Pour sa part, Hamas relâchera les otages israéliens Avraham Mengistu et Hisham al-Sayyid (deux soldats israéliens détenus par Hamas depuis 2016), en échange de la libération de 30 prisonniers palestiniens. L’accord stipule que si le nombre de détenus israéliens vivants libérés n’atteint pas 33, il sera complété par le nombre de corps restants.
En échange, au cours de la sixième semaine, Israël libère toutes les femmes et enfants arrêtés à Ghaza après le 7 octobre 2023. Le processus d’échange est lié, selon l’accord, au degré de respect des termes de l’accord et comprend la cessation des opérations militaires des deux côtés, le retrait des forces d’occupation, le retour des déplacés et l’entrée de l’aide humanitaire.
Après la libération du dernier otage israélien de la première phase, le 42e jour, les forces d’occupation israéliennes commenceront leur retrait et l’achèveront au plus tard le 50e jour à compter de l’entrée en vigueur de l’accord.

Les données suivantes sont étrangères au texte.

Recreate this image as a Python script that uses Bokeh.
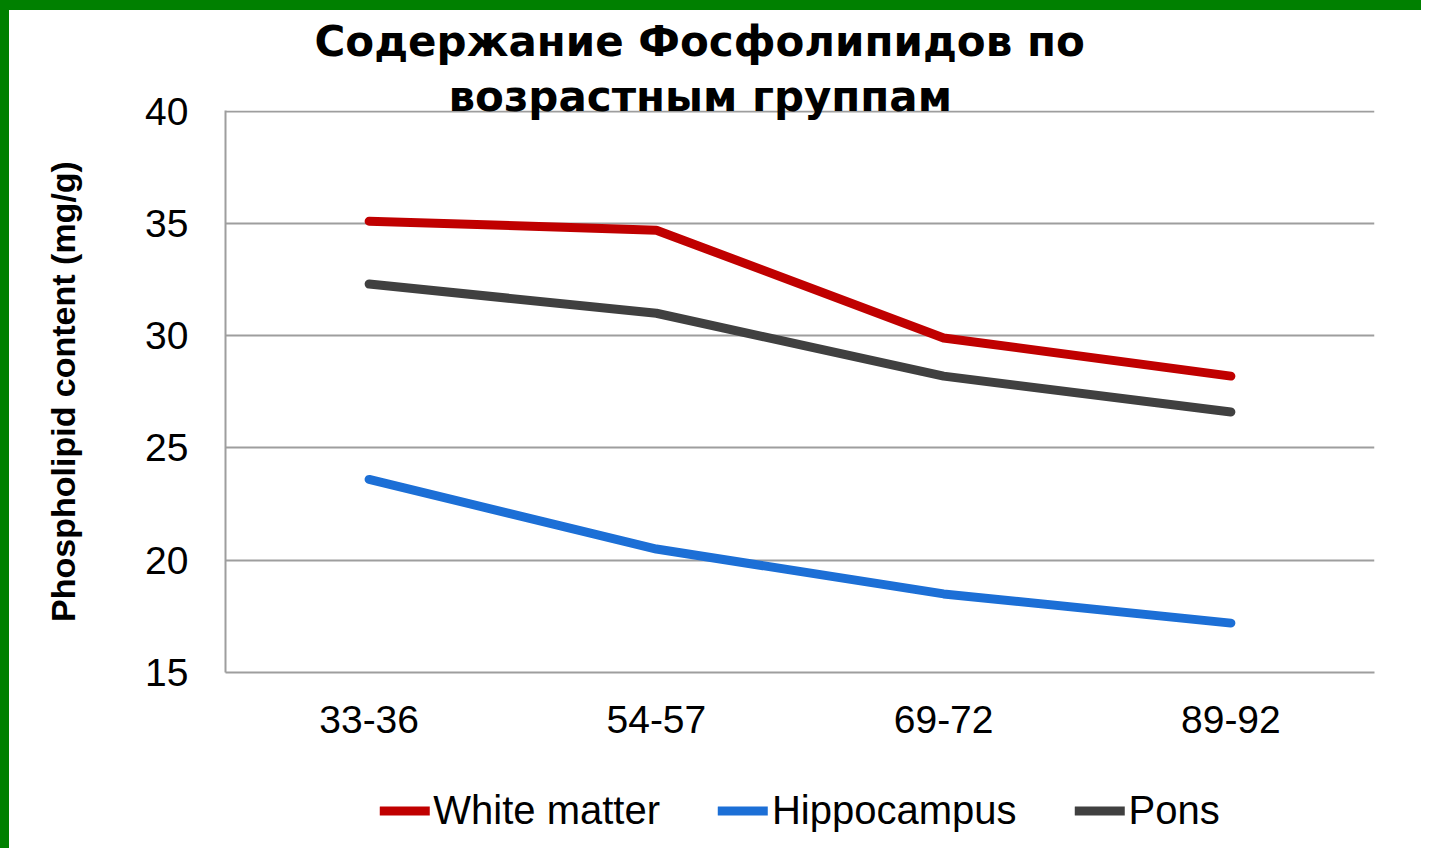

L’accord interdit l’arrestation des prisonniers palestiniens libérés pour les mêmes accusations pour lesquelles ils avaient été arrêtés précédemment, ni pour purger le reste de leur peine.

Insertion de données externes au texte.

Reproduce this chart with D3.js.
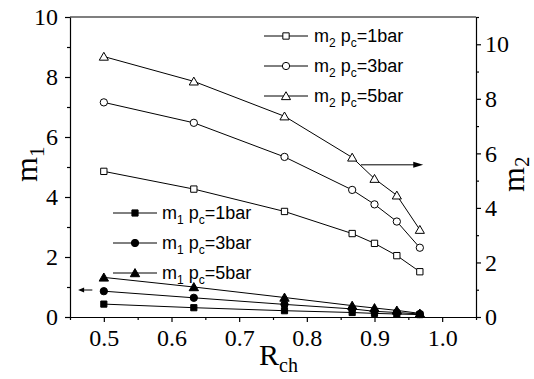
<!DOCTYPE html>
<html><head><meta charset="utf-8">
<script src="https://cdn.jsdelivr.net/npm/d3@7"></script>
<style>body{margin:0;background:#fff}svg{display:block}</style>
</head><body>
<svg id="c" width="534" height="379"></svg>
<script>
const rch = [0.5, 0.633, 0.767, 0.867, 0.9, 0.933, 0.967];
const m1_1bar = [0.43, 0.31, 0.21, 0.15, 0.12, 0.10, 0.08];
const m1_3bar = [0.86, 0.64, 0.42, 0.27, 0.19, 0.15, 0.10];
const m1_5bar = [1.32, 1.00, 0.65, 0.38, 0.30, 0.22, 0.12];
const m2_1bar = [5.34, 4.69, 3.87, 3.06, 2.70, 2.25, 1.66];
const m2_3bar = [7.87, 7.12, 5.87, 4.66, 4.13, 3.50, 2.54];
const m2_5bar = [9.55, 8.64, 7.36, 5.85, 5.07, 4.46, 3.20];
const xTicks = [0.5, 0.6, 0.7, 0.8, 0.9, 1.0];
const yLeftTicks = [0, 2, 4, 6, 8, 10];
const yRightTicks = [0, 2, 4, 6, 8, 10];
const series = [
  {name: "m2", p: "1", axis: "R", sym: "square", fill: false, vals: m2_1bar},
  {name: "m2", p: "3", axis: "R", sym: "circle", fill: false, vals: m2_3bar},
  {name: "m2", p: "5", axis: "R", sym: "triangle", fill: false, vals: m2_5bar},
  {name: "m1", p: "1", axis: "L", sym: "square", fill: true, vals: m1_1bar},
  {name: "m1", p: "3", axis: "L", sym: "circle", fill: true, vals: m1_3bar},
  {name: "m1", p: "5", axis: "L", sym: "triangle", fill: true, vals: m1_5bar}
];
// arrows in data units
const arrowLeft = {x0: 0.483, x1: 0.462, y: 0.9, axis: "L"};
const arrowRight = {x0: 0.880, x1: 0.972, y: 5.58, axis: "R"};

const svg = d3.select("#c");
const L = 70, R = 476, T = 17, B = 317;
const x = d3.scaleLinear([0.45, 1.05], [L, R]);
const yL = d3.scaleLinear([0, 10], [B, T]);
const yR = d3.scaleLinear([0, 11], [B, T]);
const serif = "'Liberation Serif','Times New Roman',serif";
const sans = "'Liberation Sans',Arial,sans-serif";

svg.append("line").attr("x1", L).attr("x2", R).attr("y1", T).attr("y2", T).attr("stroke", "#000").attr("stroke-width", 1.2);

function styleAxis(g) {
  g.attr("font-family", null).attr("font-size", null);
  g.select(".domain").attr("stroke", "#000").attr("stroke-width", 1.2);
  g.selectAll(".tick line").attr("stroke", "#000").attr("stroke-width", 1.2);
  g.selectAll(".tick text").style("font-family", serif).style("font-size", "24px").attr("fill", "#000");
}
function minor(g) {
  g.select(".domain").remove();
  g.selectAll(".tick line").attr("stroke", "#000").attr("stroke-width", 1.2);
}

const gx = svg.append("g").attr("transform", `translate(0,${B})`)
  .call(d3.axisBottom(x).tickValues(xTicks).tickFormat(d3.format(".1f")).tickSizeInner(5).tickSizeOuter(0).tickPadding(7));
styleAxis(gx);
minor(svg.append("g").attr("transform", `translate(0,${B})`)
  .call(d3.axisBottom(x).tickValues([0.45,0.55,0.65,0.75,0.85,0.95,1.05]).tickFormat("").tickSizeInner(3).tickSizeOuter(0)));

const gy = svg.append("g").attr("transform", `translate(${L},0)`)
  .call(d3.axisLeft(yL).tickValues(yLeftTicks).tickFormat(d3.format("d")).tickSizeInner(5).tickSizeOuter(0).tickPadding(7));
styleAxis(gy);
minor(svg.append("g").attr("transform", `translate(${L},0)`)
  .call(d3.axisLeft(yL).tickValues([1,3,5,7,9]).tickFormat("").tickSizeInner(3).tickSizeOuter(0)));

const gr = svg.append("g").attr("transform", `translate(${R},0)`)
  .call(d3.axisRight(yR).tickValues(yRightTicks).tickFormat(d3.format("d")).tickSizeInner(5).tickSizeOuter(0).tickPadding(4));
styleAxis(gr);
minor(svg.append("g").attr("transform", `translate(${R},0)`)
  .call(d3.axisRight(yR).tickValues([1,3,5,7,9,11]).tickFormat("").tickSizeInner(3).tickSizeOuter(0)));

function subText(g, main, sub, size, subSize, shift) {
  const t = g.append("text").style("font-family", serif).style("font-size", size + "px").attr("fill", "#000");
  t.append("tspan").text(main);
  t.append("tspan").style("font-size", subSize + "px").attr("dy", shift).text(sub);
  return t;
}
subText(svg.append("g").attr("transform", "translate(259,365)"), "R", "ch", 30, 20, 7);
subText(svg.append("g").attr("transform", "translate(37,182) rotate(-90)"), "m", "1", 32, 21, 7);
subText(svg.append("g").attr("transform", "translate(524,192) rotate(-90)"), "m", "2", 32, 21, 5);

const symType = {square: d3.symbolSquare, circle: d3.symbolCircle, triangle: d3.symbolTriangle};
function symSize(s, fill) {
  if (s === "square") return fill ? 38 : 40;
  if (s === "circle") return fill ? 42 : 42;
  return fill ? 38 : 36;
}
function drawSym(g, s, fill, cx, cy) {
  const dy = s === "triangle" ? 1.0 : 0;
  g.append("path").attr("d", d3.symbol(symType[s], symSize(s, fill))())
    .attr("transform", `translate(${cx},${cy + dy})`)
    .attr("fill", fill ? "#000" : "#fff").attr("stroke", "#000").attr("stroke-width", 1);
}

const line = d3.line();
series.forEach(sr => {
  const ys = sr.axis === "L" ? yL : yR;
  const pts = rch.map((r, i) => [x(r), ys(sr.vals[i])]);
  svg.append("path").attr("d", line(pts)).attr("fill", "none").attr("stroke", "#000").attr("stroke-width", 1);
  const g = svg.append("g");
  pts.forEach(p => drawSym(g, sr.sym, sr.fill, p[0], p[1]));
});

function arrow(a, headLen, headW) {
  const ys = a.axis === "L" ? yL : yR;
  const x0 = x(a.x0), x1 = x(a.x1), yy = ys(a.y);
  const dir = Math.sign(x1 - x0);
  svg.append("line").attr("x1", x0).attr("x2", x1 - dir * headLen * 0.5).attr("y1", yy).attr("y2", yy).attr("stroke", "#000").attr("stroke-width", 1);
  svg.append("path").attr("d", `M${x1},${yy} L${x1 - dir * headLen},${yy - headW} L${x1 - dir * headLen},${yy + headW} Z`).attr("fill", "#000");
}
arrow(arrowLeft, 6, 2.5);
arrow(arrowRight, 10, 3);

function legend(items, lx0, lx1, tx, yStart, step) {
  items.forEach((sr, i) => {
    const yy = yStart + i * step;
    svg.append("line").attr("x1", lx0).attr("x2", lx1).attr("y1", yy).attr("y2", yy).attr("stroke", "#000").attr("stroke-width", 1);
    drawSym(svg, sr.sym, sr.fill, (lx0 + lx1) / 2, yy);
    const t = svg.append("text").attr("x", tx).attr("y", yy + 6).style("font-family", sans).style("font-size", "18px").attr("fill", "#000");
    t.append("tspan").text("m");
    t.append("tspan").style("font-size", "12px").attr("dy", 5).text(sr.name.slice(1));
    t.append("tspan").attr("dy", -5).text(" p");
    t.append("tspan").style("font-size", "12px").attr("dy", 5).text("c");
    t.append("tspan").attr("dy", -5).text("=" + sr.p + "bar");
  });
}
legend(series.slice(0, 3), 264, 308, 314, 36, 30);
legend(series.slice(3), 113, 157, 162, 213, 30);
</script>
</body></html>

Les prisonniers palestiniens ne seront pas tenus de signer un quelconque document comme condition de leur libération. Les critères établis pour l’échange d’otages et de prisonniers lors de la première phase ne serviront pas de base aux échanges lors de la deuxième phase de l’accord, dont la mise en œuvre doit être négociée entre les deux parties, au plus tard le 16e jour de la mise en œuvre de la 1re phase de la rêve. Un accord doit être trouvé avant la 5e semaine de la première étape.
Dans le cas où tout se passera bien, la 2e étape de 42 jours sera celle d’un cessez-le feu durable qui repose sur la cessation permanente des opérations militaires et la reprise de l’échange de détenus et de prisonniers entre les deux parties, y compris tous les otages israéliens encore en vie, en échange d’un nombre convenu de prisonniers palestiniens dans les prisons de l’occupation, et l’armée israélienne se retirera complètement de Ghaza.
Suivra la 3e phase de 42 jours, durant laquelle les deux parties devront restituer les corps et restes des morts trouvés après les avoir identifiés et la reconstruction de Ghaza sur une période de 3 à 5 an, en plus de l’indemnisation de toutes les personnes touchées, sous la supervision d’un certain nombre de pays et d’organisations parrainant l’accord, sans oublier enfin l’ouverture de tous les passages pour garantir la libre circulation des personnes et de la marchandise.